Drug use among Navy SEALs is a growing problem, according to a commander in charge of 900 SEALs on the East Coast who spoke sharply to his troops about the issue, telling them, “I feel betrayed.”

“I feel like I’m watching our foundation, our culture erode in front of our eyes,” said Captain Jamie Sands, according to a report by CBS News. After only three months on the job, Sands has seen five SEALs be dismissed for drug use. Last December, the SEALs halted training in order to address the issue. 

“How do you do that to us? How do you decide that it’s OK for you to do drugs?” Sands said to his troops in a video obtained by CBS.

Before he spoke, Sands’ chief of staff said that Navy Special Operations troops had a higher rate of drug use than the general Navy population. “It’s growing,” said one SEAL. “The drug use, it’s growing.”

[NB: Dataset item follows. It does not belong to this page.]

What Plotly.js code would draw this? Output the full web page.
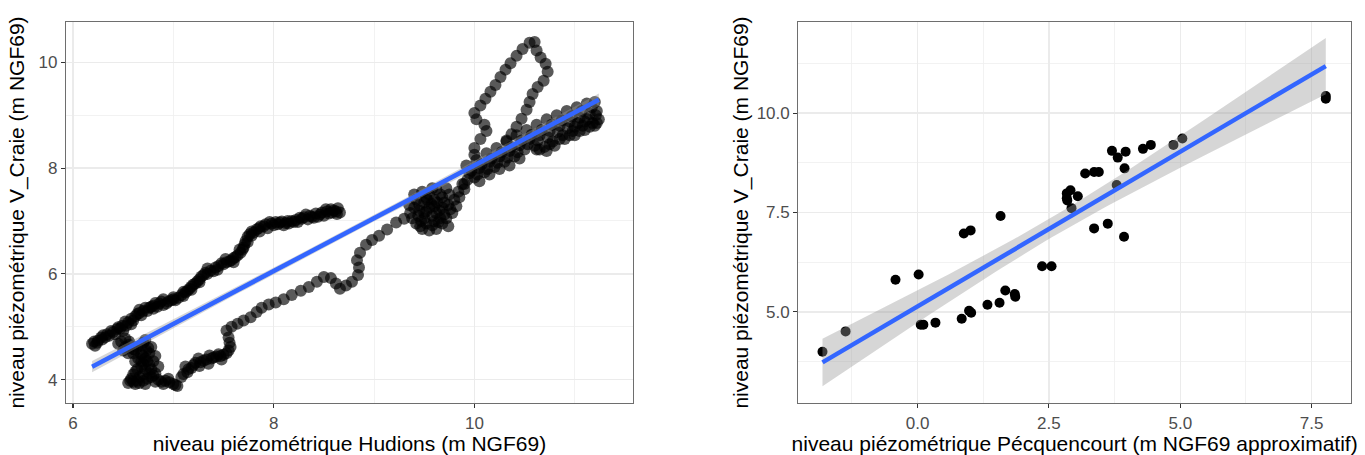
<!DOCTYPE html>
<html>
<head>
<meta charset="utf-8">
<script src="https://cdn.plot.ly/plotly-3.0.1.min.js"></script>
<style>
html,body{margin:0;padding:0;background:#ffffff;}
#chart{width:1365px;height:455px;}
</style>
</head>
<body>
<div id="chart"></div>
<script>
// ---------- Left panel: Hudions vs V_Craie (daily series) ----------
const hudionsX = [
  // upper-left arm
  6.19,6.25,6.32,6.40,6.47,6.55,6.62,6.70,6.78,6.86,6.95,7.05,7.12,7.20,7.28,7.37,7.45,7.53,7.60,7.67,7.72,7.76,7.83,7.90,7.98,8.06,8.15,8.22,8.30,8.38,8.46,8.53,8.60,8.66,
  6.22,6.28,6.36,6.44,6.50,6.58,6.66,6.74,6.82,6.90,7.00,7.08,7.16,7.24,7.32,7.40,7.48,7.56,7.64,7.70,7.74,7.80,7.87,7.94,8.02,8.10,8.18,8.26,8.34,8.42,8.50,8.57,8.63,
  6.21,6.29,6.34,6.42,6.49,6.53,6.60,6.64,6.68,6.76,6.80,6.84,6.88,6.93,6.98,7.02,7.10,7.14,7.18,7.22,7.26,7.30,7.34,7.42,7.50,7.58,7.62,7.69,7.71,7.78,7.85,7.92,8.00,8.08,8.12,8.20,8.28,8.36,8.44,8.48,8.55,8.62,
  6.24,6.30,6.38,6.45,6.52,6.58,6.66,6.72,6.80,6.90,7.00,7.10,7.18,7.26,7.34,7.44,7.52,7.60,7.66,7.74,7.78,7.86,7.96,8.04,8.14,8.24,8.32,8.40,8.52,8.58,8.64,
  // lower-left knot
  6.45,6.52,6.60,6.68,6.72,6.75,6.70,6.74,6.68,6.62,6.58,6.55,6.62,6.70,6.78,6.82,6.85,6.92,7.00,7.04,6.78,6.80,6.65,6.60,6.76,6.66,
  6.48,6.56,6.64,6.70,6.73,6.72,6.70,6.64,6.60,6.57,6.60,6.66,6.74,6.80,6.88,6.96,7.02,6.76,6.68,6.62,
  6.50,6.55,6.62,6.68,6.72,6.76,6.70,6.64,6.72,6.82,6.90,6.95,6.85,6.82,6.78,6.56,6.52,
  // lower rising path
  7.10,7.15,7.12,7.20,7.25,7.27,7.33,7.35,7.40,7.45,7.47,7.53,7.57,7.55,7.53,7.58,7.64,7.70,7.77,7.83,7.88,7.95,8.02,8.10,8.18,8.27,8.35,8.43,8.50,8.57,8.62,8.66,8.72,8.78,8.84,8.85,8.83,8.86,8.92,8.98,9.05,9.13,9.22,9.30,
  7.08,7.18,7.22,7.30,7.38,7.43,7.50,7.55,7.56,7.14,7.26,7.36,7.48,
  // cluster near 9.5
  9.38,9.42,9.48,9.55,9.62,9.68,9.72,9.78,9.82,9.45,9.50,9.55,9.60,9.65,9.58,9.50,9.42,9.48,9.70,9.75,9.62,9.55,9.66,9.85,9.90,9.40,9.36,
  9.44,9.52,9.60,9.68,9.74,9.80,9.46,9.52,9.58,9.64,9.70,9.76,9.52,9.58,9.66,9.72,9.84,9.88,9.45,9.35,
  9.50,9.57,9.63,9.68,9.60,9.53,9.47,9.62,9.40,9.74,
  // main upper-right band
  9.95,10.05,10.15,10.25,10.35,10.45,10.55,10.65,10.75,10.85,10.95,11.05,11.15,11.22,
  9.92,10.02,10.12,10.22,10.32,10.42,10.52,10.62,10.72,10.82,10.92,11.02,11.12,11.20,
  9.90,10.00,10.10,10.20,10.30,10.40,10.50,10.60,10.70,10.78,10.88,10.98,11.08,11.18,11.24,
  9.97,10.07,10.17,10.27,10.37,10.47,10.57,10.67,10.77,10.87,10.97,11.07,11.17,
  9.93,10.03,10.13,10.23,10.33,10.43,10.53,10.63,10.73,10.83,10.93,11.03,11.13,11.21,
  10.05,10.15,10.25,10.35,10.45,10.65,10.72,10.80,10.90,11.00,11.10,11.20,
  10.85,10.95,11.05,11.15,11.22,10.75,10.62,11.10,11.00,
  // loop to 10.4 m
  10.00,10.00,10.06,10.12,10.10,10.02,10.00,10.06,10.11,10.16,10.21,10.26,10.31,10.36,10.42,10.48,10.55,10.60,10.62,10.66,10.71,10.73,10.69,10.63,10.58,10.55,10.52,10.47,10.42,10.37,10.32
];
const craieY1 = [
  4.68,4.74,4.80,4.90,4.97,5.08,5.20,5.30,5.38,5.44,5.48,5.55,5.65,5.80,5.95,6.06,6.15,6.22,6.30,6.40,6.62,6.75,6.84,6.90,6.95,6.97,6.95,7.02,7.07,7.08,7.12,7.18,7.20,7.16,
  4.64,4.80,4.83,4.96,4.92,5.15,5.26,5.30,5.45,5.41,5.52,5.60,5.72,5.86,6.02,6.05,6.20,6.24,6.35,6.50,6.70,6.78,6.90,6.86,6.98,6.92,7.00,7.06,7.03,7.14,7.10,7.22,7.13,
  4.72,4.76,4.86,4.86,5.02,5.02,5.12,5.24,5.22,5.36,5.40,5.38,5.48,5.44,5.50,5.50,5.58,5.68,5.76,5.82,5.90,5.98,6.00,6.12,6.18,6.26,6.32,6.46,6.56,6.80,6.86,6.94,6.92,6.99,6.96,6.98,7.04,7.10,7.08,7.16,7.14,7.18,
  4.70,4.84,4.92,4.99,5.10,5.05,5.32,5.36,5.34,5.52,5.56,5.66,5.70,5.84,6.10,6.08,6.28,6.22,6.46,6.60,6.72,6.80,6.98,6.94,7.00,6.98,7.12,7.06,7.22,7.16,7.24,
  4.68,4.62,4.58,4.65,4.75,4.60,4.45,4.35,4.25,4.15,4.02,3.94,3.92,3.98,4.05,4.12,4.00,3.98,3.92,3.88,4.20,4.35,4.40,4.50,4.50,4.05,
  4.72,4.66,4.62,4.70,4.55,4.40,4.30,4.20,4.10,3.98,3.96,3.94,4.02,4.08,3.96,3.95,3.90,4.28,4.48,4.56,
  4.55,4.50,4.35,4.35,4.20,4.12,4.10,3.98,3.92,3.96,3.92,4.02,4.25,4.45,4.62,4.72,4.78,
  4.11,4.20,4.25,4.28,4.40,4.33,4.38,4.30,4.42,4.48,4.45,4.50,4.62,4.80,4.93,5.00,5.06,5.12,5.18,5.28,5.36,5.42,5.46,5.52,5.60,5.68,5.75,5.85,5.94,5.92,5.82,5.72,5.78,5.85,5.98,6.12,6.26,6.40,6.55,6.64,6.72,6.84,6.97,7.04,
  4.05,4.22,4.32,4.36,4.40,4.44,4.47,4.55,4.70,4.14,4.26,4.46,4.38,
  7.05,6.95,6.85,6.82,6.85,6.95,7.05,7.15,7.28,7.20,7.35,7.50,7.40,7.20,7.10,7.05,7.40,7.55,7.35,7.50,7.60,7.25,7.05,7.45,7.60,7.25,7.15,
  7.10,7.18,7.28,7.25,7.30,7.40,6.90,6.95,6.92,6.98,7.12,7.22,7.45,7.62,7.50,7.62,7.55,7.70,7.30,7.30,
  7.15,7.32,7.35,7.45,7.00,7.40,7.00,7.15,7.50,6.90,
  7.90,8.00,8.12,8.22,8.32,8.43,8.55,8.62,8.70,8.80,8.88,8.95,9.02,9.08,
  8.05,8.15,8.28,8.38,8.50,8.62,8.72,8.82,8.92,9.00,9.08,9.15,9.22,9.25,
  7.70,7.82,7.92,8.02,8.12,8.22,8.35,8.42,8.40,8.50,8.62,8.70,8.80,8.85,8.92,
  7.95,8.07,8.18,8.30,8.40,8.52,8.63,8.72,8.82,8.90,8.98,9.08,9.15,
  7.78,7.88,7.98,8.10,8.20,8.30,8.45,8.52,8.58,8.68,8.75,8.85,8.92,9.00,
  7.75,7.88,7.98,8.05,8.18,8.35,8.32,8.42,8.55,8.62,8.72,8.80,
  8.55,8.62,8.70,8.78,8.85,8.45,8.35,8.88,8.78,
  8.25,8.38,8.55,8.70,8.82,8.92,9.04,9.18,9.31,9.44,9.57,9.72,9.86,9.98,10.12,10.25,10.37,10.38,10.22,10.09,9.97,9.82,9.65,9.53,9.40,9.25,9.10,8.93,8.78,8.64,8.52
];

// ---------- Right panel: Pécquencourt vs V_Craie ----------
const pecX = [-1.81,-1.37,-0.42,0.02,0.06,0.11,0.34,0.84,0.98,1.02,0.88,1.01,1.33,1.56,1.58,1.67,1.85,1.86,2.37,2.55,2.93,2.84,2.91,2.84,3.05,3.19,3.36,3.45,3.79,3.70,3.81,3.96,3.94,4.29,4.44,4.87,5.04,7.77,7.77,3.36,3.62,3.93,2.85];
const craieY2 = [4.00,4.51,5.81,5.94,4.68,4.68,4.73,4.83,5.03,4.98,6.97,7.05,5.18,5.23,7.41,5.54,5.45,5.38,6.15,6.15,7.61,7.98,8.06,7.86,7.91,8.48,8.52,8.52,8.19,9.05,8.88,9.03,8.61,9.10,9.20,9.20,9.36,10.43,10.36,7.10,7.22,6.89,7.80];

// Axis ticks
const leftXTicks = [6, 8, 10];
const leftYTicks = [4, 6, 8, 10];
const rightXTicks = [0, 2.5, 5, 7.5];
const rightYTicks = [5, 7.5, 10];

// Labels
const leftXTitle = 'niveau piézométrique Hudions (m NGF69)';
const yTitle = 'niveau piézométrique V_Craie (m NGF69)';
const rightXTitle = 'niveau piézométrique Pécquencourt (m NGF69 approximatif)';

// Student t 0.975 quantiles for the 95% confidence band
const T_LEFT = 1.97;
const T_RIGHT = 2.02;

function lmBand(x, y, t) {
  const n = x.length;
  let mx = 0, my = 0;
  for (let i = 0; i < n; i++) { mx += x[i]; my += y[i]; }
  mx /= n; my /= n;
  let sxx = 0, sxy = 0;
  for (let i = 0; i < n; i++) { sxx += (x[i]-mx)*(x[i]-mx); sxy += (x[i]-mx)*(y[i]-my); }
  const b = sxy / sxx, a = my - b * mx;
  let sse = 0;
  for (let i = 0; i < n; i++) { const r = y[i] - (a + b * x[i]); sse += r * r; }
  const s = Math.sqrt(sse / (n - 2));
  const xmin = Math.min(...x), xmax = Math.max(...x);
  const gx = [], gy = [], up = [], lo = [];
  const N = 80;
  for (let k = 0; k < N; k++) {
    const xv = xmin + (xmax - xmin) * k / (N - 1);
    const fit = a + b * xv;
    const se = s * Math.sqrt(1 / n + (xv - mx) * (xv - mx) / sxx);
    gx.push(xv); gy.push(fit); up.push(fit + t * se); lo.push(fit - t * se);
  }
  return {gx, gy, up, lo};
}

const fitL = lmBand(hudionsX, craieY1, T_LEFT);
const fitR = lmBand(pecX, craieY2, T_RIGHT);

const FONT = 'Liberation Sans, Arial, Helvetica, sans-serif';
const ribbonColor = 'rgba(153,153,153,0.4)';
const lineColor = '#3366FF';

function ribbon(f, xa, ya) {
  return {
    x: f.gx.concat(f.gx.slice().reverse()),
    y: f.up.concat(f.lo.slice().reverse()),
    type: 'scatter', mode: 'lines', fill: 'toself', fillcolor: ribbonColor,
    line: {width: 0}, hoverinfo: 'skip', showlegend: false, xaxis: xa, yaxis: ya
  };
}

const traces = [
  {x: hudionsX, y: craieY1, type: 'scatter', mode: 'markers', xaxis: 'x', yaxis: 'y',
   marker: {color: '#000000', size: 12, opacity: 0.65, line: {width: 0}}, showlegend: false},
  ribbon(fitL, 'x', 'y'),
  {x: fitL.gx, y: fitL.gy, type: 'scatter', mode: 'lines', xaxis: 'x', yaxis: 'y',
   line: {color: lineColor, width: 4.5}, showlegend: false},
  {x: pecX, y: craieY2, type: 'scatter', mode: 'markers', xaxis: 'x2', yaxis: 'y2',
   marker: {color: '#000000', size: 10, line: {width: 0}}, showlegend: false},
  ribbon(fitR, 'x2', 'y2'),
  {x: fitR.gx, y: fitR.gy, type: 'scatter', mode: 'lines', xaxis: 'x2', yaxis: 'y2',
   line: {color: lineColor, width: 4.5}, showlegend: false}
];

function axis(extra) {
  return Object.assign({
    showline: true, mirror: true, linecolor: '#6e6e6e', linewidth: 1.2,
    ticks: 'outside', ticklen: 4, tickwidth: 1.1, tickcolor: '#333333',
    showgrid: true, gridcolor: '#ebebeb', gridwidth: 1.3, zeroline: false,
    tickfont: {family: FONT, size: 17, color: '#4d4d4d'},
    fixedrange: true
  }, extra);
}

const layout = {
  width: 1365, height: 455,
  margin: {l: 66, r: 14, t: 22, b: 52},
  paper_bgcolor: '#ffffff', plot_bgcolor: '#ffffff',
  showlegend: false,
  font: {family: FONT, color: '#000000'},
  xaxis: axis({domain: [0, 0.4412], range: [5.93, 11.58], tickmode: 'array', tickvals: leftXTicks,
    ticktext: leftXTicks.map(String),
    minor: {showgrid: true, gridcolor: '#efefef', gridwidth: 0.8, dtick: 1, tick0: 0, ticks: ''},
    title: {text: leftXTitle, font: {family: FONT, size: 21, color: '#000'}, standoff: 6}}),
  yaxis: axis({domain: [0, 1], range: [3.56, 10.76], tickmode: 'array', tickvals: leftYTicks,
    ticktext: leftYTicks.map(String),
    minor: {showgrid: true, gridcolor: '#efefef', gridwidth: 0.8, dtick: 1, tick0: 0, ticks: ''},
    title: {text: yTitle, font: {family: FONT, size: 21, color: '#000'}, standoff: 8}}),
  xaxis2: axis({domain: [0.5699, 1], range: [-2.27, 8.25], anchor: 'y2', tickmode: 'array', tickvals: rightXTicks,
    ticktext: rightXTicks.map(v => v.toFixed(1)),
    minor: {showgrid: true, gridcolor: '#efefef', gridwidth: 0.8, dtick: 1.25, tick0: 0, ticks: ''},
    title: {text: rightXTitle, font: {family: FONT, size: 21, color: '#000'}, standoff: 6}}),
  yaxis2: axis({domain: [0, 1], range: [2.71, 12.29], anchor: 'x2', tickmode: 'array', tickvals: rightYTicks,
    ticktext: rightYTicks.map(v => v.toFixed(1)),
    minor: {showgrid: true, gridcolor: '#efefef', gridwidth: 0.8, dtick: 1.25, tick0: 0, ticks: ''},
    title: {text: yTitle, font: {family: FONT, size: 21, color: '#000'}, standoff: 2}})
};

Plotly.newPlot('chart', traces, layout, {displayModeBar: false, staticPlot: true});
</script>
</body>
</html>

Sands says that taking drugs has become part of SEAL culture. “They think it was OK because they’ve seen other people do it,” he said. “They think their teammates won’t turn them in. They think it’s kind of the cool thing to do, but they think it’s OK.”

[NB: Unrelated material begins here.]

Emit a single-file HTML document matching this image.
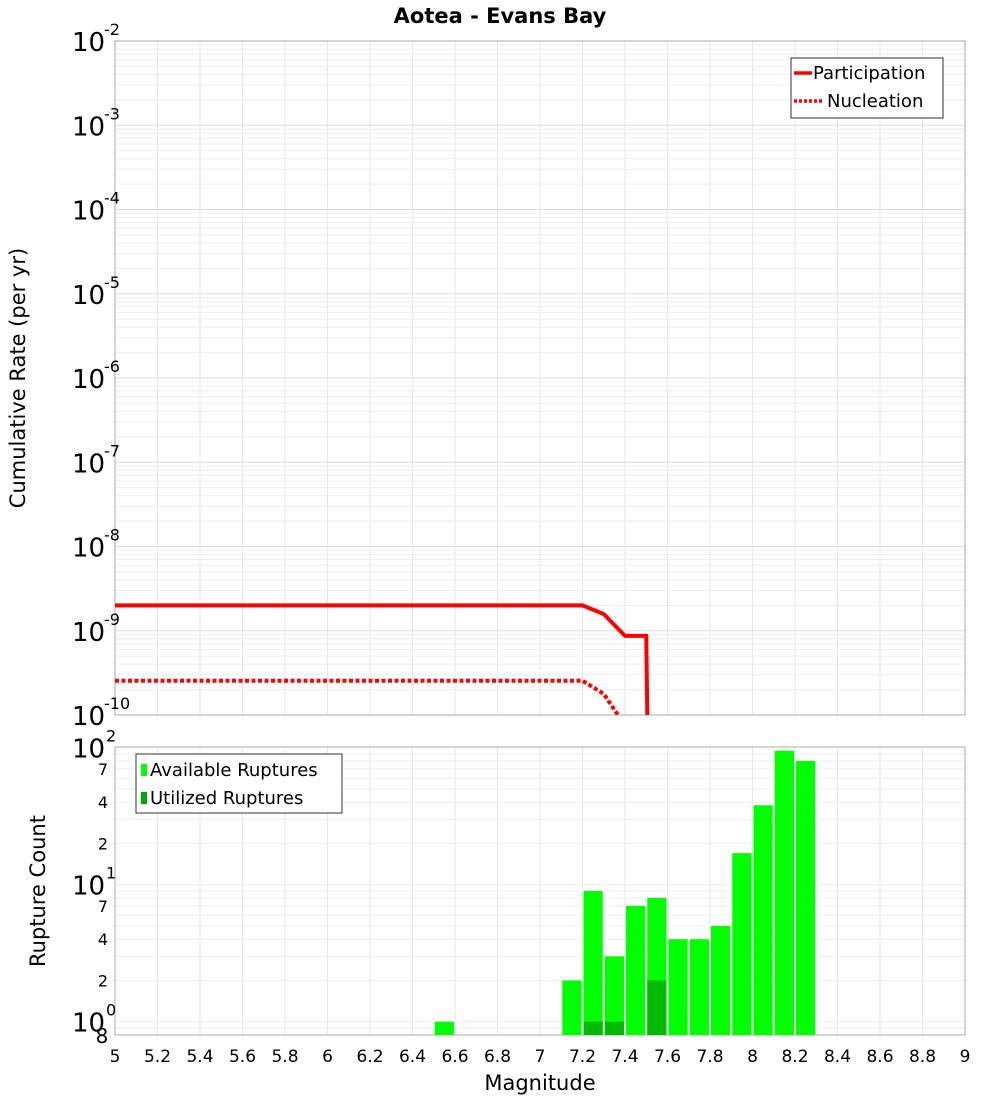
<!DOCTYPE html>
<html><head><meta charset="utf-8"><style>
body{margin:0;background:#fff;}
svg text{font-family:"DejaVu Sans","Liberation Sans",sans-serif;}
</style></head><body>
<svg id="chart" width="1000" height="1100" xmlns="http://www.w3.org/2000/svg">
<text x="500" y="23" text-anchor="middle" font-size="21" font-weight="bold">Aotea - Evans Bay</text>
<g id="topGrid"></g><g id="botGrid"></g>
<rect x="115" y="41" width="850" height="674" fill="none" stroke="#aaa"/>
<rect x="115" y="747" width="850" height="288" fill="none" stroke="#aaa"/>
<clipPath id="cTop"><rect x="115" y="41" width="850" height="674"/></clipPath>
<g id="lines" clip-path="url(#cTop)"></g>
<g id="bars"></g>
<g id="labels"></g>
<text transform="translate(25,378) rotate(-90)" text-anchor="middle" font-size="21">Cumulative Rate (per yr)</text>
<text transform="translate(45,891) rotate(-90)" text-anchor="middle" font-size="21">Rupture Count</text>
<text x="540" y="1090" text-anchor="middle" font-size="21">Magnitude</text>
<g>
<rect x="791" y="58" width="152" height="60" fill="#fff" stroke="#333"/>
<line x1="794" y1="73" x2="812" y2="73" stroke="#f00" stroke-width="3.5"/>
<text x="813" y="79" font-size="18">Participation</text>
<line x1="794" y1="101" x2="822" y2="101" stroke="#f00" stroke-width="3.5" stroke-dasharray="3,2"/>
<text x="827" y="107" font-size="18">Nucleation</text>
</g>
<g>
<rect x="136" y="754" width="206" height="59" fill="#fff" stroke="#333"/>
<rect x="141" y="764" width="6" height="12" fill="#00ff00"/>
<text x="150" y="776" font-size="18">Available Ruptures</text>
<rect x="141" y="792" width="6" height="12" fill="#00aa00"/>
<text x="150" y="804" font-size="18">Utilized Ruptures</text>
</g>
</svg>
<script>
const partMags=[5,7.2,7.3,7.4,7.5,7.51];
const partRates=[2e-9,2e-9,1.58e-9,8.7e-10,8.7e-10,1e-11];
const nuclMags=[5,7.2,7.3,7.4];
const nuclRates=[2.55e-10,2.55e-10,1.78e-10,7.5e-11];
const binStarts=[6.5,7.1,7.2,7.3,7.4,7.5,7.6,7.7,7.8,7.9,8.0,8.1,8.2];
const available=[1,2,9,3,7,8,4,4,5,17,38,95,80];
const utilized=[0,0,1,1,0,2,0,0,0,0,0,0,0];
const xTicks=[5,5.2,5.4,5.6,5.8,6,6.2,6.4,6.6,6.8,7,7.2,7.4,7.6,7.8,8,8.2,8.4,8.6,8.8,9];
const topExps=[-2,-3,-4,-5,-6,-7,-8,-9,-10];
const botExps=[2,1,0];
const NS='http://www.w3.org/2000/svg';
const X=m=>115+(m-5)*212.5;
const Yt=v=>715-(Math.log10(v)+10)*84.25;
const Yb=v=>1021.7-Math.log10(v)*137;
function mk(tag,attrs,parent){const e=document.createElementNS(NS,tag);for(const k in attrs)e.setAttribute(k,attrs[k]);document.getElementById(parent).appendChild(e);return e;}
for(let m=5.2;m<8.99;m+=0.2){
 let g=mk('line',{x1:X(m),x2:X(m),y1:41,y2:715,stroke:'#e6e6e6'},'topGrid');
 
 
 let h=mk('line',{x1:X(m),x2:X(m),y1:747,y2:1035,stroke:'#e6e6e6'},'botGrid');
 
 
}
for(let e=-10;e<-2;e++)for(let k=1;k<10;k++){const y=Yt(k*Math.pow(10,e));
 let g=mk('line',{x1:115,x2:965,y1:y,y2:y,stroke:k==1?'#ddd':'#eee'},'topGrid');
 
 }
for(let e=-1;e<2;e++)for(let k=1;k<10;k++){const v=k*Math.pow(10,e);if(v<0.8)continue;const y=Yb(v);
 let g=mk('line',{x1:115,x2:965,y1:y,y2:y,stroke:'#eee'},'botGrid');
 
 }
let p=mk('polyline',{points:partMags.map((m,i)=>X(m)+','+Yt(partRates[i])).join(' '),fill:'none',stroke:'#f00','stroke-width':4},'lines');


let n=mk('polyline',{points:nuclMags.map((m,i)=>X(m)+','+Yt(nuclRates[i])).join(' '),fill:'none',stroke:'#f00','stroke-width':4,'stroke-dasharray':'4,2.5'},'lines');


binStarts.forEach((b,i)=>{
 const x0=X(b)+1,w=212.5*0.1-2;
 let r=mk('rect',{x:x0,y:Yb(available[i]),width:w,height:1035-Yb(available[i]),fill:'#00ff00'},'bars');
 
 
 if(utilized[i]>0){
  let u=mk('rect',{x:x0,y:Yb(utilized[i]),width:w,height:1035-Yb(utilized[i]),fill:'#00bb00'},'bars');
  
  
 }
});
xTicks.forEach(m=>{
 let t=mk('text',{x:X(m),y:1062,'text-anchor':'middle','font-size':17},'labels');
 t.textContent=String(m);
 
 
});
topExps.forEach(e=>{
 const y=Yt(Math.pow(10,e));
 let t=mk('text',{x:72,y:y+10,'font-size':26},'labels');
 t.textContent='10';
 
 
 let s=mk('text',{x:104,y:y-6,'font-size':16},'labels');
 s.textContent=String(e);
 
 
});
botExps.forEach(e=>{
 const y=Yb(Math.pow(10,e));
 let t=mk('text',{x:72,y:y+10,'font-size':26},'labels');
 t.textContent='10';
 
 
 let s=mk('text',{x:106,y:y-6,'font-size':16},'labels');
 s.textContent=String(e);
 
 
 if(e<2)[2,4,7].forEach(k=>{
  let m=mk('text',{x:103,y:Yb(k*Math.pow(10,e))+6,'font-size':16,'text-anchor':'middle'},'labels');
  m.textContent=String(k);
  
  
 });
});
let m8=mk('text',{x:102,y:Yb(0.8)+8,'font-size':20,'text-anchor':'middle'},'labels');
m8.textContent='8';


</script>
</body></html>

For a force that takes on some of the most dangerous missions that the military engages in, any drug use is extremely concerning. Admiral Timothy Szymanski, head of the Naval Special Warfare Command told CBS News that “anything above zero represents a disturbing trend for this elite force.”

For SEALs who are in combat, knowing that their comrades are using drugs undermines the security of the team. “It’s a population that is supposed to be elite performers, all with classifications, to where they have national security information and responsibilities,” an anonymous SEAL told CBS. “That’s dangerous to my teammates.”

Another SEAL agreed. “If we need your ability, I don’t need to be in the back of my mind thinking that, OK, can I really trust this guy? Is he 100% going to cover my back?”

However, the SEALs who spoke with CBS News said they didn’t feel comfortable pointing out drug use to superiors. “You stand up for what’s right, and you get blackballed, or driven out,” one said. Another added, “It’s a career killer.”

However, both the SEALs leadership and troops on the ground realize that the drug use within the fleet needs to be addressed. 

“I’m sitting in this chair because I’m not proud anymore to be in the community because of the direction that it’s going,” one SEAL told CBS. Another said that he'd heard of people testing positive for methamphetamine, heroin, cocaine, marijuana and ecstasy. 

Like all members of the armed forces, Navy SEALs are supposed to be subject to random urine screenings. However, that doesn’t happen regularly because the SEALs are so often deployed. Sands vowed to change that. 

“We’re going to test on the road,” Sands said. “We’re going to test on deployment. If you do drugs, if you decide to be that selfish individual—which I don’t think anyone’s going to do after today, I believe that—then you will be caught.”